Vinhos míticos: Château Haut-Brion (CHB)
Na minha recente viagem ao velho continente, solicitei, pela internet, uma visita a esta legendária vinícola de Bordeaux, sub-região de Pessac-Léognan. Tamanha é sua importância - o “rei dos críticos”, Robert Parker, chegou a considerá-la a melhor do mundo - que me surpreendi com a pronta e gentil confirmação da Barbara Wiesler-Appert, relações públicas do Domaine Clarence Dillon (proprietário do Haut-Brion). Gentileza que se manteve durante a visita guiada por simpática jovem francesa, falando um ótimo português, fruto de sua estadia no Porto. Para minha surpresa, visita sem ônus e privativa para mim e Ana Christina.

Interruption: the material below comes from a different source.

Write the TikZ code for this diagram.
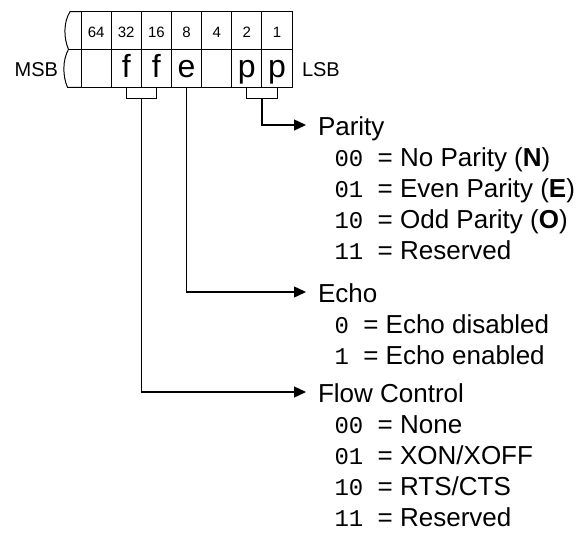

Não pude deixar de pensar em tanta vinícola por esse mundo, que sequer “cheira as botas“ do CHB e que cria empecilhos, ou cobra muito caro, para viabilizar visitas. Elegância é hoje um atributo raro, leitor! Elegância que não está só nas atitudes, mas também nas belas instalações físicas do château. Bem, vamos aos fatos. E a um pouco de história. Burdigala (Bordeaux) foi fundada pelos Bituriges Vivisci, uma tribo celta, cerca de 400 anos a.C., mas só no século I d.C,, com a chegada dos romanos, foram implantadas as primeiras vinhas de Biturica (casta que pode ser ancestral da Carmenère).
Registros dão conta que no século XV uma certa senhora (Johanna Faure) plantou uvas por ali em um “alto monte” - significado de Haut-Brion. Mas a real origem da vinícola se dá em 1525, quando Jean de Pontiac se casa e sua esposa trás como dote as terras que dariam lugar ao CHB.
Esse tal de dote era um negocinho interessante, não era amigo? Mas foi Jean - viveu até os 101 anos, fato raro naquela época - quem adquiriu a casa onde começou a edificar o château. Ele e seus descendentes desenvolveram bastante a propriedade, levando seu vinho a Londres, onde foi servido por Carlos II em recepções no palácio.
Um importante registro acontece em 1663, quando Samuel Peppys, um parlamentar inglês, escreve, sobre um vinho que tomara na londrina Royal Oak Tavern: “Lá eu bebi um tipo de vinho francês chamado Ho-Bryant (sic) com um sabor muito particular e bom, como eu nunca antes tinha encontrado”.
É a primeira referência a um vinho de marca, numa época onde os garrafões eram consumidos sem nome da propriedade, quando muito com citação da região de origem. Posteriormente, em 1787, Thomas Jefferson lá esteve, elegendo o CHB entre as quatro melhores vinícolas de Bordeaux. O que foi referendado na histórica Classificação de 1855, quando Haut-Brion, ao Lado dos Châteaux Lafite (depois Lafite-Rothschild), Latour e Margaux, recebeu a denominação de Premier Cru (em 1973, a revisão desta Classificação adicionou o Château Mouton-Rothschild à lista de 1er Crus).
Ressaltando que o CHB foi o único fora da sub-região de Médoc. Em 1935, a propriedade foi adquirida por um financista nova-iorquino, Clarence Dillon, que muito dinamizou a empresa, adicionando a ela outros châteaux bordaleses (o vizinho La Mission Haut-Brion e o Quintus, em St-Emilion).
Sua filha casou com o Príncipe Carlos de Luxemburgo, cuja descendência detém o controle da empresa até os dias de hoje. Seria impossível relatar aqui as muitas práticas inovadoras do Haut-Brion. Mas falta dizer, que, além do fabuloso tinto, o branco do CHB é tido como o melhor de Bordeaux.
Se um dia você se deparar com um Château Haut-Brion da safra 1961 - coisa quase impossível - faça uma reverência. O mesmo com as safras 1989, 2000, 2005 e 2009 (embora nos 1er crus não exista safra ruim). Mas é só uma reverência, viu? Pois comprar, é coisa pra milionário chinês! Ou pra turma do “petrolão”! Tim, tim, brinde à vida.